Program edukasi kepada masyarakat mengenai risiko kebakaran dan cara pencegahannya juga sangat penting. Masyarakat perlu diberikan pemahaman bahwa ada banyak cara alternatif untuk membuka lahan tanpa harus membakar. Selain itu, pemerintah juga diharapkan untuk memberikan dukungan berupa bantuan teknis dan finansial agar petani dapat melakukan praktik pertanian yang lebih ramah lingkungan.

Dukungan dari organisasi non-pemerintah (NGO) juga sangat membantu dalam upaya pencegahan. Mereka seringkali melakukan kegiatan penyuluhan dan pelatihan bagi masyarakat tentang bagaimana mengelola lahan secara berkelanjutan. Program reboisasi juga perlu digalakkan untuk memperbaiki kerusakan hutan yang terjadi akibat kebakaran.

Keterlibatan masyarakat dalam pemantauan dan pelaporan potensi kebakaran juga sangat penting. Dengan teknologi yang ada saat ini, masyarakat dapat menggunakan aplikasi untuk melaporkan potensi kebakaran secara cepat kepada petugas. Dalam hal ini, kesadaran dan partisipasi aktif dari masyarakat sangat menentukan keberhasilan upaya penanggulangan karhutla.

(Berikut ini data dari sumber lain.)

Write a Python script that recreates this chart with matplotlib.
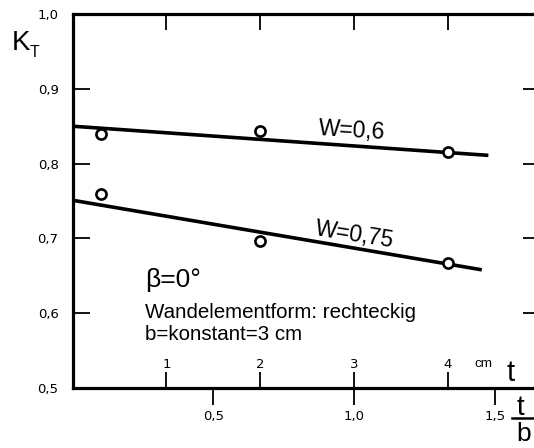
import matplotlib.pyplot as plt
from matplotlib.lines import Line2D

# Messpunkte, Wandstaerke t in cm
t_points = [0.3, 2.0, 4.0]
kt_w060 = [0.840, 0.844, 0.815]
kt_w075 = [0.759, 0.696, 0.667]

# Ausgleichsgeraden
t_fit_w060 = [0.0, 4.43]
kt_fit_w060 = [0.850, 0.811]
t_fit_w075 = [0.0, 4.36]
kt_fit_w075 = [0.751, 0.658]

y_ticks = [0.5, 0.6, 0.7, 0.8, 0.9, 1.0]
y_labels = ["0,5", "0,6", "0,7", "0,8", "0,9", "1,0"]
t_ticks = [1, 2, 3, 4]
t_labels = ["1", "2", "3", "4"]
tb_ticks = [0.5, 1.0, 1.5]
tb_labels = ["0,5", "1,0", "1,5"]

W, H = 534, 448
LIB = "Liberation Sans"


def fx(px):
    return px / W


def fy(py):
    return 1 - py / H


fig = plt.figure(figsize=(W / 100, H / 100), dpi=100)
ax = fig.add_axes([fx(72.5), fy(388), (540 - 72.5) / W, (388 - 14) / H])
ax.set_xlim(0, 4.98)
ax.set_ylim(0.5, 1.0)

ax.plot(t_fit_w060, kt_fit_w060, color="black", lw=2.6, solid_capstyle="butt")
ax.plot(t_fit_w075, kt_fit_w075, color="black", lw=2.6, solid_capstyle="butt")
for vals in (kt_w060, kt_w075):
    ax.plot(t_points, vals, "o", ms=7.3, mfc="white", mec="black", mew=1.9, zorder=3)

ax.spines["right"].set_visible(False)
for s in ("left", "top", "bottom"):
    ax.spines[s].set_linewidth(2.3)

ax.set_yticks(y_ticks, y_labels)
ax.tick_params(axis="y", direction="in", length=12, width=1.3,
               left=True, right=True, labelsize=9.5, pad=10)
ax.set_xticks(t_ticks, t_labels)
ax.tick_params(axis="x", direction="in", length=11.5, width=1.3,
               top=True, bottom=True, labelsize=9.5, pad=-21.6)

sec = ax.secondary_xaxis("bottom", functions=(lambda t: t / 3.0, lambda r: r * 3.0))
sec.set_xticks(tb_ticks, tb_labels)
sec.tick_params(direction="out", length=12, width=1.3, labelsize=9.5, pad=3.5)
sec.spines["bottom"].set_visible(False)

# Beschriftungen
fig.text(fx(12), fy(50), "K", fontsize=20, family=LIB, va="baseline")
fig.text(fx(30), fy(57), "T", fontsize=11.5, family=LIB, va="baseline")
fig.text(fx(352), fy(131), "W=0,6", fontsize=16.5, family=LIB, rotation=-3.5,
         ha="center", va="center")
fig.text(fx(355), fy(235), "W=0,75", fontsize=16.5, family=LIB, rotation=-9,
         ha="center", va="center")
fig.text(fx(145), fy(287), "β=0°", fontsize=19, family=LIB, va="baseline")
fig.text(fx(145), fy(318), "Wandelementform: rechteckig", fontsize=14.8,
         family=LIB, va="baseline")
fig.text(fx(145), fy(340), "b=konstant=3 cm", fontsize=14.8, family=LIB, va="baseline")
fig.text(fx(483), fy(367), "cm", fontsize=9.7, family=LIB, ha="center", va="baseline")
fig.text(fx(511), fy(381), "t", fontsize=21, family=LIB, ha="center", va="baseline")
fig.text(fx(520), fy(415), "t", fontsize=20, family=LIB, ha="center", va="baseline")
fig.text(fx(524), fy(441), "b", fontsize=19, family=LIB, ha="center", va="baseline")
fig.add_artist(Line2D([fx(512), fx(545)], [fy(418), fy(418)], color="black", lw=1.8))

fig.savefig("out.png", dpi=100)
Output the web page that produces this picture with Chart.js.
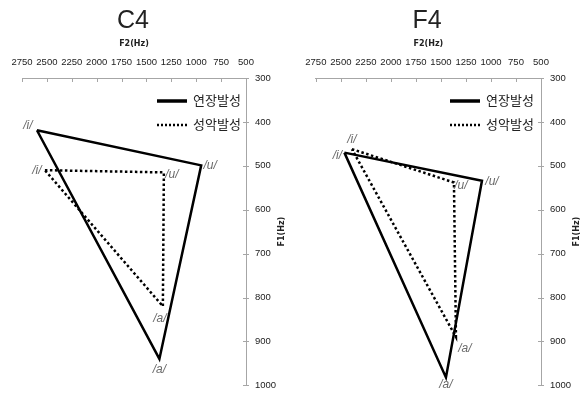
<!DOCTYPE html>
<html>
<head>
<meta charset="utf-8">
<script src="https://cdn.jsdelivr.net/npm/chart.js@4/dist/chart.umd.min.js"></script>
<style>
  body { margin: 0; background: #fff; }
  .box { position: absolute; top: 0; height: 400px; }
</style>
</head>
<body>
<div class="box" style="left:0;width:295px"><canvas id="chartC4"></canvas></div>
<div class="box" style="left:295px;width:292px"><canvas id="chartF4"></canvas></div>
<script>
// vowels in plotting order, polygon is closed back to the first one
const vowels = ['/i/', '/u/', '/a/'];
const seriesNames = ['연장발성', '성악발성'];

// C4 - F2 / F1 in Hz
const c4SolidF2 = [2600, 950, 1370];
const c4SolidF1 = [419, 499, 940];
const c4DottedF2 = [2520, 1325, 1335];
const c4DottedF1 = [510, 515, 820];

// F4
const f4SolidF2 = [2465, 1090, 1450];
const f4SolidF1 = [470, 534, 982];
const f4DottedF2 = [2390, 1370, 1350];
const f4DottedF1 = [462, 538, 890];

// axis ranges
const f2Min = 500, f2Max = 2750, f2Step = 250;
const f1Min = 300, f1Max = 1000, f1Step = 100;

const tickFont = { family: '"Liberation Sans Narrow", "Liberation Sans", sans-serif', size: 9.5 };
const axisGray = '#a6a6a6';

function toPoints(f2, f1) {
    const pts = f2.map((v, i) => ({ x: v, y: f1[i] }));
    pts.push(pts[0]); // close the triangle
    return pts;
}

// draws title, inward ticks, vowel labels, legend and F1 title
const decorPlugin = {
    id: 'decor',
    afterDraw(chart, args, opts) {
        const ctx = chart.ctx;
        const xs = chart.scales.x, ys = chart.scales.y;
        const area = chart.chartArea;
        ctx.save();

        // tick marks pointing into the plot
        ctx.strokeStyle = axisGray;
        ctx.lineWidth = 1;
        ctx.beginPath();
        xs.ticks.forEach(t => {
            const px = Math.round(xs.getPixelForValue(t.value)) + 0.5;
            ctx.moveTo(px, area.top);
            ctx.lineTo(px, area.top + 4);
        });
        ys.ticks.forEach(t => {
            const py = Math.round(ys.getPixelForValue(t.value)) + 0.5;
            ctx.moveTo(area.right - 3, py);
            ctx.lineTo(area.right + 3, py);
        });
        ctx.stroke();

        // chart title
        ctx.fillStyle = '#222';
        ctx.textAlign = 'center';
        ctx.textBaseline = 'middle';
        ctx.font = '25px "Liberation Sans", sans-serif';
        ctx.fillText(opts.title, opts.titleX, 21);

        // F1 axis title, reading bottom to top
        ctx.save();
        ctx.translate(282, (area.top + area.bottom) / 2);
        ctx.rotate(-Math.PI / 2);
        ctx.font = 'bold 8px "DejaVu Sans", sans-serif';
        ctx.fillText('F1(Hz)', 0, 0);
        ctx.restore();

        // vowel labels
        ctx.fillStyle = '#6a6a6a';
        ctx.font = 'italic 12px "Liberation Sans Narrow", "Liberation Sans", sans-serif';
        chart.data.datasets.forEach((ds, di) => {
            for (let i = 0; i < vowels.length; i++) {
                const p = ds.data[i];
                const off = opts.labelOffsets[di][i];
                ctx.fillText(vowels[i], xs.getPixelForValue(p.x) + off[0], ys.getPixelForValue(p.y) + off[1]);
            }
        });

        // legend
        const lx = opts.legendX;
        ctx.strokeStyle = '#000';
        ctx.lineWidth = 3.5;
        ctx.beginPath();
        ctx.moveTo(lx, 101);
        ctx.lineTo(lx + 30, 101);
        ctx.stroke();
        ctx.lineWidth = 2.5;
        ctx.setLineDash([2, 2]);
        ctx.beginPath();
        ctx.moveTo(lx, 125);
        ctx.lineTo(lx + 30, 125);
        ctx.stroke();
        ctx.setLineDash([]);
        ctx.fillStyle = '#222';
        ctx.textAlign = 'left';
        ctx.font = '13px "Noto Sans CJK KR", sans-serif';
        ctx.fillText(seriesNames[0], lx + 36, 100);
        ctx.fillText(seriesNames[1], lx + 36, 124);

        ctx.restore();
    }
};

function makeChart(id, cfg) {
    return new Chart(document.getElementById(id), {
        type: 'scatter',
        data: {
            datasets: [
                {
                    label: seriesNames[0],
                    data: toPoints(cfg.solidF2, cfg.solidF1),
                    showLine: true,
                    borderColor: '#000',
                    borderWidth: 2.5,
                    pointRadius: 0,
                    tension: 0
                },
                {
                    label: seriesNames[1],
                    data: toPoints(cfg.dottedF2, cfg.dottedF1),
                    showLine: true,
                    borderColor: '#000',
                    borderWidth: 2.5,
                    borderDash: [2.5, 2.5],
                    borderCapStyle: 'butt',
                    pointRadius: 0,
                    tension: 0
                }
            ]
        },
        options: {
            responsive: true,
            maintainAspectRatio: false,
            animation: false,
            layout: { padding: { left: cfg.padLeft, right: 0, top: 0, bottom: cfg.padBottom } },
            plugins: {
                legend: { display: false },
                tooltip: { enabled: false },
                decor: {
                    title: cfg.title,
                    titleX: cfg.titleX,
                    legendX: cfg.legendX,
                    labelOffsets: cfg.labelOffsets
                }
            },
            scales: {
                x: {
                    type: 'linear',
                    position: 'top',
                    reverse: true,
                    min: f2Min,
                    max: f2Max,
                    afterFit: s => { s.height = 78; },
                    ticks: {
                        stepSize: f2Step, font: tickFont, color: '#222', padding: 10.3,
                        maxRotation: 0, autoSkip: false,
                        callback: v => String(v)
                    },
                    grid: { display: true, drawOnChartArea: false, drawTicks: false },
                    border: { color: axisGray },
                    title: {
                        display: true,
                        text: 'F2(Hz)',
                        color: '#222',
                        font: { family: '"DejaVu Sans", sans-serif', size: 8, weight: 'bold' },
                        padding: { top: 39.2, bottom: 0 }
                    }
                },
                y: {
                    type: 'linear',
                    position: 'right',
                    reverse: true,
                    min: f1Min,
                    max: f1Max,
                    afterFit: s => { s.width = cfg.yWidth; },
                    ticks: {
                        stepSize: f1Step, font: tickFont, color: '#222', padding: 9,
                        autoSkip: false,
                        callback: v => String(v)
                    },
                    grid: { display: true, drawOnChartArea: false, drawTicks: false },
                    border: { color: axisGray }
                }
            }
        },
        plugins: [decorPlugin]
    });
}

makeChart('chartC4', {
    title: 'C4', titleX: 133,
    solidF2: c4SolidF2, solidF1: c4SolidF1,
    dottedF2: c4DottedF2, dottedF1: c4DottedF1,
    padLeft: 22, padBottom: 6, yWidth: 49, legendX: 157,
    labelOffsets: [
        [[-9, -5], [9, 0], [0, 11]],
        [[-8, 0], [8, 2], [-3, 12]]
    ]
});

makeChart('chartF4', {
    title: 'F4', titleX: 132,
    solidF2: f4SolidF2, solidF1: f4SolidF1,
    dottedF2: f4DottedF2, dottedF1: f4DottedF1,
    padLeft: 16.7, padBottom: 7, yWidth: 46, legendX: 155,
    labelOffsets: [
        [[-7, 3], [10, 1], [0, 7]],
        [[0, -9], [7, 3], [9, 12]]
    ]
});
</script>
</body>
</html>
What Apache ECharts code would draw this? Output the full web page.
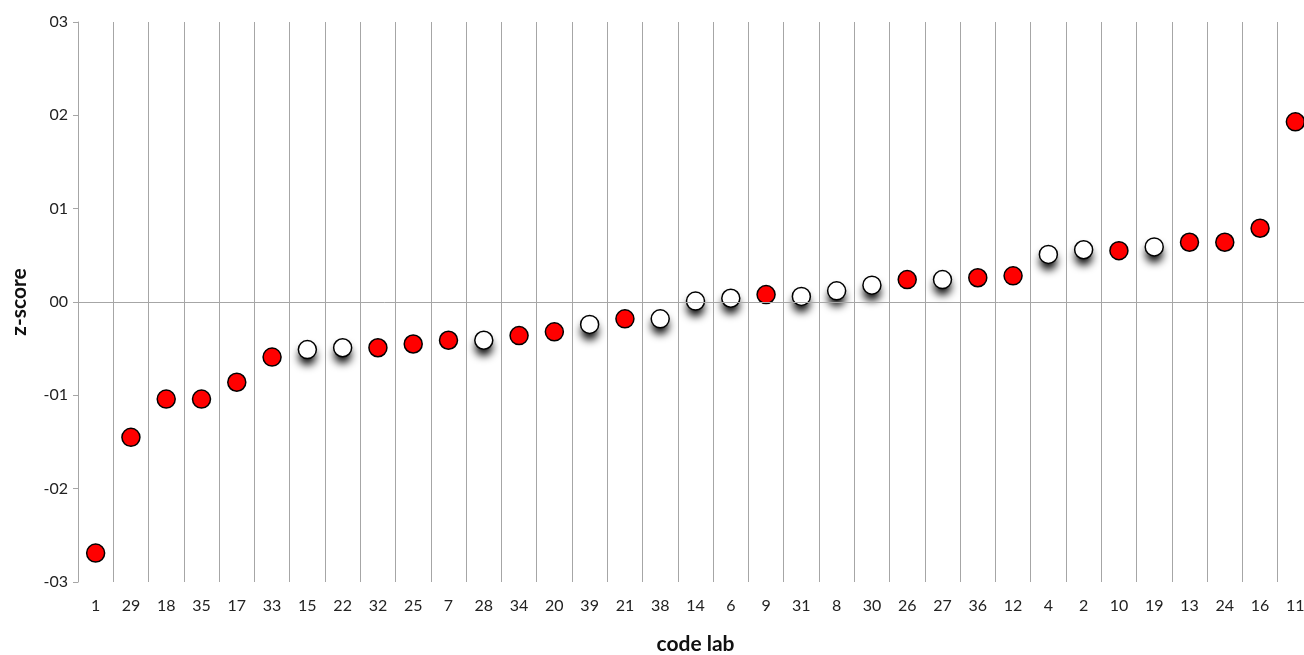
<!DOCTYPE html>
<html>
<head>
<meta charset="utf-8">
<script src="https://cdn.jsdelivr.net/npm/echarts@6/dist/echarts.min.js"></script>
<style>
html,body{margin:0;padding:0;background:#fff;}
#chart{width:1304px;height:655px;}
</style>
</head>
<body>
<div id="chart"></div>
<script>
const categories = ['1','29','18','35','17','33','15','22','32','25','7','28','34','20','39','21','38','14','6','9','31','8','30','26','27','36','12','4','2','10','19','13','24','16','11'];
const zScores = [-2.69,-1.45,-1.04,-1.04,-0.86,-0.59,-0.51,-0.49,-0.49,-0.45,-0.41,-0.41,-0.36,-0.32,-0.24,-0.18,-0.18,0.01,0.04,0.08,0.06,0.12,0.18,0.24,0.24,0.26,0.28,0.51,0.56,0.55,0.59,0.64,0.64,0.79,1.93];
// 'r' = red marker, 'w' = white marker with shadow
const markerKind = ['r','r','r','r','r','r','w','w','r','r','r','w','r','r','w','r','w','w','w','r','w','w','w','r','w','r','r','w','w','r','w','r','r','r','r'];
const yTicks = [-3,-2,-1,0,1,2,3];

const redData = zScores.map((v,i)=> markerKind[i]==='r' ? [i,v] : null).filter(d=>d);
const whiteData = zScores.map((v,i)=> markerKind[i]==='w' ? [i,v] : null).filter(d=>d);

function fmtY(v){
  const a = Math.abs(Math.round(v));
  const s = (a<10?'0':'')+a;
  return (v<0?'-':'')+s;
}

const chart = echarts.init(document.getElementById('chart'));
const FONT = 'Lato';
chart.setOption({
  animation:false,
  backgroundColor:'#fff',
  textStyle:{fontFamily:FONT},
  grid:{left:78,right:-9,top:22,bottom:73,containLabel:false,outerBoundsMode:'none'},
  xAxis:{
    type:'category',
    data:categories,
    boundaryGap:true,
    name:'code lab',
    nameLocation:'middle',
    nameGap:52,
    nameTextStyle:{fontFamily:FONT,fontSize:21,fontWeight:'bold',color:'#111'},
    axisLine:{show:false},
    axisTick:{show:false},
    axisLabel:{fontFamily:FONT,fontSize:16,color:'#222',margin:16,interval:0},
    splitLine:{show:true,interval:0,lineStyle:{color:'#a6a6a6',width:1}}
  },
  yAxis:{
    type:'value',
    min:yTicks[0],max:yTicks[yTicks.length-1],interval:1,
    name:'z-score',
    nameLocation:'middle',
    nameGap:48,
    nameRotate:90,
    nameTextStyle:{fontFamily:FONT,fontSize:21,fontWeight:'bold',color:'#111'},
    axisLine:{show:true,lineStyle:{color:'#a6a6a6',width:1}},
    axisTick:{show:true,length:5,lineStyle:{color:'#a6a6a6'}},
    axisLabel:{fontFamily:FONT,fontSize:16,color:'#222',margin:10,formatter:fmtY},
    splitLine:{show:false}
  },
  series:[
    {
      // shadow layer under white markers
      type:'scatter',
      data:whiteData,
      symbol:'circle',
      symbolSize:17,
      silent:true,
      itemStyle:{color:'#ffffff',opacity:1,borderWidth:0,
        shadowColor:'rgba(0,0,0,1)',shadowBlur:9,shadowOffsetY:7},
      markLine:{
        silent:true,symbol:'none',label:{show:false},
        lineStyle:{color:'#a6a6a6',width:1,type:'solid'},
        data:[{yAxis:0}]
      },
      z:2
    },
    {
      type:'scatter',
      data:whiteData,
      symbol:'circle',
      symbolSize:18,
      itemStyle:{color:'#ffffff',opacity:1,borderColor:'#000',borderWidth:1.5},
      z:3
    },
    {
      type:'scatter',
      data:redData,
      symbol:'circle',
      symbolSize:18,
      itemStyle:{color:'#ff0000',opacity:1,borderColor:'#000',borderWidth:1.5},
      z:4
    }
  ]
});
</script>
</body>
</html>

4. Harapan dan Solusi untuk Masa Depan

Meskipun tantangan dalam penanganan karhutla di Desa Mali-Mali dan Sungai Sipai Banjar sangat besar, harapan untuk masa depan tetap ada. Diperlukan sinergi antara pemerintah, masyarakat, dan pihak-pihak terkait untuk bersama-sama mencari solusi yang efektif. Penanganan karhutla harus dilakukan secara holistik, mempertimbangkan aspek lingkungan, sosial, dan ekonomi.

Salah satu solusi yang bisa diterapkan adalah pengembangan pertanian berkelanjutan. Dengan sistem pertanian yang lebih ramah lingkungan, petani tidak hanya dapat meningkatkan hasil panen tetapi juga menjaga kelestarian lahan. Selain itu, teknologi pemantauan kebakaran melalui satelit dan drone dapat dimanfaatkan untuk mendeteksi kebakaran sedini mungkin.

Pendidikan dan penyuluhan terus menerus juga harus menjadi prioritas. Masyarakat perlu dilibatkan dalam perencanaan dan pengambilan keputusan terkait pengelolaan lahan dan hutan. Dengan cara ini, mereka akan merasa memiliki dan bertanggung jawab terhadap lingkungan mereka. Upaya-upaya ini diharapkan dapat menciptakan lingkungan yang lebih baik dan mencegah terjadinya karhutla di masa depan.